Brasília – O governo cedeu mais ainda no Marco Civil da Internet para garantir a votação do projeto na semana que vem. Conseguiu assegurar a manutenção da neutralidade da rede, como queria, mas o decreto presidencial que definirá as exceções e os termos técnicos terá de se ater ao texto do Marco Civil. E, ainda, deverá ser submetido ao crivo do Comitê Gestor da Internet (CGI) e da Agência Nacional de Telecomunicações (Anatel).
A alteração se dará com a retirada, no projeto, do termo “decreto”, substituído por “de acordo com o que prevê a Constituição”. Na prática, a presidente Dilma Rousseff continuará com o mesmo instrumento legal para definir os critérios técnicos e as exceções à neutralidade, mas este será bem menos amplo, pois precisará se ater à legislação do setor que será aprovada pelo Congresso. Além disso, o Comitê Gestor da Internet (CGI) e a Agência Nacional de Telecomunicações (Anatel) terão de analisar e aprovar o decreto antes que a norma entre em vigor.
A modificação foi acertada na manhã de ontem, após uma reunião de quase quatro horas na Presidência da Câmara, com a presença do colégio de líderes, além dos ministros da Justiça, José Eduardo Cardozo, e das Relações Institucionais, Ideli Salvatti. “A regulamentação por decreto é um poder que jamais poderia ser tirado do Executivo, mas, para que não haja dúvida, estamos construindo um texto em que o decreto será construído em estrita consonância com a lei”, considerou Cardozo.
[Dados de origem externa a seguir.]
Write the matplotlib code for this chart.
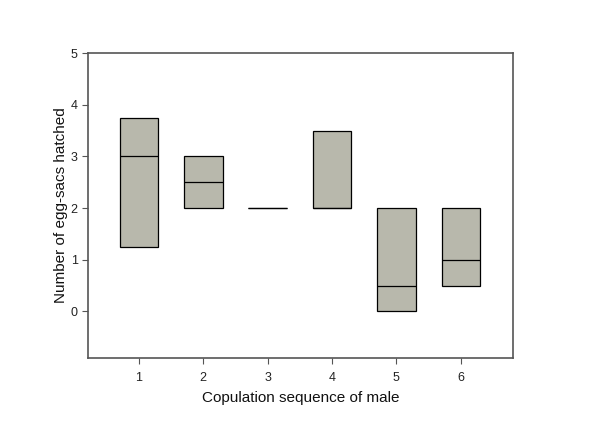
import matplotlib
matplotlib.use("Agg")
import matplotlib.pyplot as plt

# dados
sequencia = [1, 2, 3, 4, 5, 6]
q1 = [1.25, 2.0, 2.0, 2.0, 0.0, 0.5]
mediana = [3.0, 2.5, 2.0, 2.0, 0.5, 1.0]
q3 = [3.75, 3.0, 2.0, 3.5, 2.0, 2.0]

plt.rcParams['font.family'] = ['Liberation Sans', 'DejaVu Sans']

fig = plt.figure(figsize=(6, 4.43), dpi=100)
ax = fig.add_axes([88/600, 1 - 358/443, (513-88)/600, (358-53)/443])

stats = []
for s, a, m, b in zip(sequencia, q1, mediana, q3):
    stats.append({'q1': a, 'med': m, 'q3': b, 'whislo': a, 'whishi': b, 'fliers': []})

ax.bxp(stats, positions=sequencia, widths=0.6, patch_artist=True,
       showcaps=False, showfliers=False,
       boxprops=dict(facecolor='#b8b8ac', edgecolor='black', linewidth=0.9),
       medianprops=dict(color='black', linewidth=0.9),
       whiskerprops=dict(linewidth=0))

ax.set_xlim(0.21, 6.81)
ax.set_ylim(-0.9, 5)
ax.set_xticks(sequencia)
ax.set_xticklabels([str(s) for s in sequencia])
ax.set_yticks([0, 1, 2, 3, 4, 5])

for sp in ax.spines.values():
    sp.set_color('#555555')
    sp.set_linewidth(1.2)
ax.tick_params(colors='#555555', labelcolor='#222222', labelsize=9, length=4)
ax.tick_params(axis='x', pad=6)

ax.set_xlabel("Copulation sequence of male", fontsize=11, color='#111111', labelpad=5)
ax.set_ylabel("Number of egg-sacs hatched", fontsize=11, color='#111111', labelpad=2)

plt.savefig("out.png", dpi=100)
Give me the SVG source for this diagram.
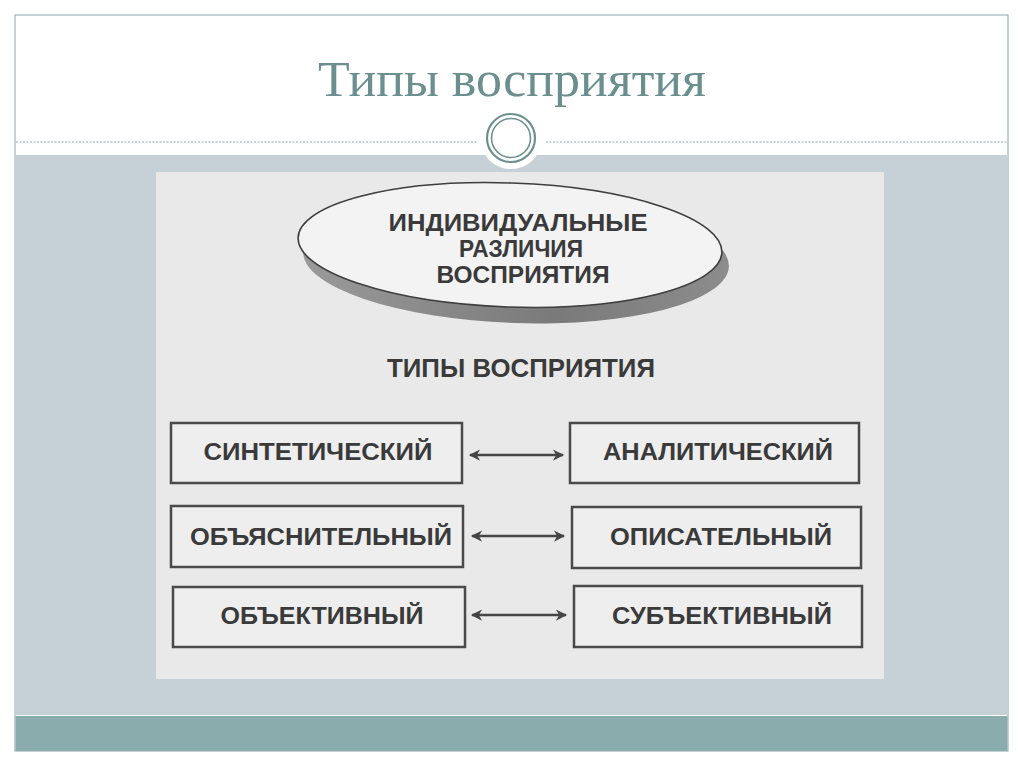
<svg xmlns="http://www.w3.org/2000/svg" width="1024" height="767" viewBox="0 0 1024 767">
<defs>
<style>
.box{fill:#eeeeee;stroke:#4a4a4a;stroke-width:2.5}
.lbl{font-family:"Liberation Sans",Arial,sans-serif;font-weight:bold;font-size:24px;fill:#3a3a3a;text-anchor:middle}
.ell{font-size:23px}
.arr{stroke:#454545;stroke-width:2.5;fill:none;marker-start:url(#ah);marker-end:url(#ah)}
.ring{fill:none;stroke:#6d8f90}
</style>
<marker id="ah" viewBox="0 0 10 10" refX="9" refY="5" markerWidth="5" markerHeight="4.5" orient="auto-start-reverse">
<path d="M0,0 L10,5 L0,10 L3,5 z" fill="#454545"/>
</marker>
<linearGradient id="sh" x1="0" y1="0" x2="1" y2="0">
<stop offset="0" stop-color="#9a9a9a"/>
<stop offset="0.6" stop-color="#7a7a7a"/>
<stop offset="1" stop-color="#8c8c8c"/>
</linearGradient>
</defs>
<rect x="0" y="0" width="1024" height="767" fill="#ffffff"/>
<rect x="15" y="15" width="993" height="736" fill="#ffffff" stroke="#9fb4b6" stroke-width="1.2"/>
<rect x="15.5" y="155" width="992" height="560" fill="#c5d1d7"/>
<rect x="15.5" y="716" width="992" height="35" fill="#8aacad"/>
<line x1="16" y1="142" x2="478" y2="142" stroke="#8fa6a8" stroke-width="1" stroke-dasharray="2 1.5"/>
<line x1="546" y1="142" x2="1007" y2="142" stroke="#8fa6a8" stroke-width="1" stroke-dasharray="2 1.5"/>
<circle cx="511" cy="138" r="31" fill="#ffffff"/>
<circle class="ring" cx="511" cy="138" r="24" stroke-width="2.2"/>
<circle class="ring" cx="511" cy="138" r="19.5" stroke-width="1.6"/>
<text x="512" y="96" font-family="Liberation Serif,serif" font-size="51" fill="#6b8e8f" text-anchor="middle" textLength="388" lengthAdjust="spacingAndGlyphs">Типы восприятия</text>
<rect x="156" y="172" width="728" height="507" fill="#e9e9e9"/>
<g id="ellipse-node">
<ellipse cx="516" cy="259" rx="213" ry="64" fill="url(#sh)" transform="rotate(2 516 259)"/>
<ellipse cx="510" cy="245" rx="212" ry="62" fill="#f3f3f3" stroke="#3e3e3e" stroke-width="1.6" transform="rotate(2 510 245)"/>
<text class="lbl ell" x="518" y="231" textLength="259" lengthAdjust="spacingAndGlyphs">ИНДИВИДУАЛЬНЫЕ</text>
<text class="lbl ell" x="521" y="257" textLength="124" lengthAdjust="spacingAndGlyphs">РАЗЛИЧИЯ</text>
<text class="lbl ell" x="523" y="283" textLength="173" lengthAdjust="spacingAndGlyphs">ВОСПРИЯТИЯ</text>
</g>
<g id="types-label">
<text class="lbl" x="521" y="377" style="font-size:26px" textLength="268" lengthAdjust="spacingAndGlyphs">ТИПЫ ВОСПРИЯТИЯ</text>
</g>
<g id="synthetic">
<rect class="box" x="171" y="423" width="291" height="60"/>
<text class="lbl" x="318" y="460" textLength="229" lengthAdjust="spacingAndGlyphs">СИНТЕТИЧЕСКИЙ</text>
</g>
<g id="analytic">
<rect class="box" x="570" y="423" width="289" height="60"/>
<text class="lbl" x="718" y="460" textLength="230" lengthAdjust="spacingAndGlyphs">АНАЛИТИЧЕСКИЙ</text>
</g>
<g id="explanatory">
<rect class="box" x="171" y="506" width="292" height="61"/>
<text class="lbl" x="321" y="545" textLength="262" lengthAdjust="spacingAndGlyphs">ОБЪЯСНИТЕЛЬНЫЙ</text>
</g>
<g id="descriptive">
<rect class="box" x="572" y="507" width="289" height="61"/>
<text class="lbl" x="721" y="545" textLength="222" lengthAdjust="spacingAndGlyphs">ОПИСАТЕЛЬНЫЙ</text>
</g>
<g id="objective">
<rect class="box" x="173" y="587" width="292" height="60"/>
<text class="lbl" x="322" y="624" textLength="203" lengthAdjust="spacingAndGlyphs">ОБЪЕКТИВНЫЙ</text>
</g>
<g id="subjective">
<rect class="box" x="574" y="586" width="288" height="61"/>
<text class="lbl" x="722" y="624" textLength="220" lengthAdjust="spacingAndGlyphs">СУБЪЕКТИВНЫЙ</text>
</g>
<g id="connectors">
<line class="arr" x1="470" y1="455" x2="563" y2="455"/>
<line class="arr" x1="472" y1="536" x2="564" y2="536"/>
<line class="arr" x1="472" y1="615" x2="566" y2="615"/>
</g>
</svg>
O líder do governo na Câmara, Arlindo Chinaglia (PT-SP), tentou minimizar a alteração, embora o governo tenha dito, ao longo das últimas semanas, que a questão da neutralidade era um tema inegociável. “A Constituição Federal determina que o governo faça o decreto. Havia uma preocupação de isso caracterizar poder excessivo, mas o ministro concordou em se produzir uma redação ‘induvidosa’”, afirmou o petista. Para Chinaglia, o “demonizado” termo decreto será retirado do debate. “Está se tirando o símbolo de uma batalha de Itararé. Se a Constituição garante a regulamentação, não creio que alguém queira atropelá-la”, prosseguiu ele.
O líder do PSD na Câmara, Moreira Mendes (RO), contudo, considera mais seguro o desfecho das negociações, principalmente porque a redação do novo decreto precisará passar pelo crivo da Anatel e do CGI. “Do contrário, seria um cheque em branco para o governo”, afirma. “A Câmara encontra agora um ponto de convergência para discutir (ontem) a matéria e votar na semana que vem”, acrescentou Moreira.
Embora tenha flexibilizado ainda mais o projeto, o governo não conseguiu votar ontem o Marco Civil da Internet. A postura dos líderes aliados e da ministra Ideli Salvatti de insistir na apreciação da proposta provocou mal-estar na Câmara. “O Legislativo não pode ser pautado pelo Executivo”, afirmou o líder do DEM na Câmara, Mendonça Filho (PE). Os deputados iniciaram ontem a discussão do projeto em plenário e a votação acabou marcada para terça-feira. “Preparem-se para uma longa votação, similar à MP dos Portos”, recordou o presidente da Câmara, Henrique Eduardo Alves (RN), referindo-se à uma sessão do ano passado que durou 40 horas.
Bancada do PMDB
O Planalto afirma que, ao manter a neutralidade na rede, neutralizou a ação do líder do PMDB na Câmara, Eduardo Cunha (RJ), que estaria fazendo o jogo das teles, ao defender que o debate fosse travado unicamente na Anatel. O governo já havia aberto mão do artigo que tratava dos datacenters, definindo que os dados transmitidos pelas empresas de internet estrangeiras não precisam ficar armazenados no país, desde que essas respeitem a legislação brasileira.
Ontem à tarde, após a definição do acordo, Cunha reuniu a bancada do PMDB. O líder afirmou que os peemedebistas estão bastante divididos. Mas adiantou que não haverá a liberação da bancada, prevalecendo o que decidir a maioria, após a consulta aos demais partidos do blocão (PR, PTB, PSC, além da oposição). Ele admitiu que parte da bancada ainda defende o voto contrário à totalidade do projeto – estratégia definida pelo PMDB antes das recentes negociações – mas que uma “boa parte já aceita mudar de posição”. Mas assegurou que a decisão colegiada do blocão vai influenciar diretamente nessa decisão, inclusive sobre a conveniência de apresentar destaques ao texto principal.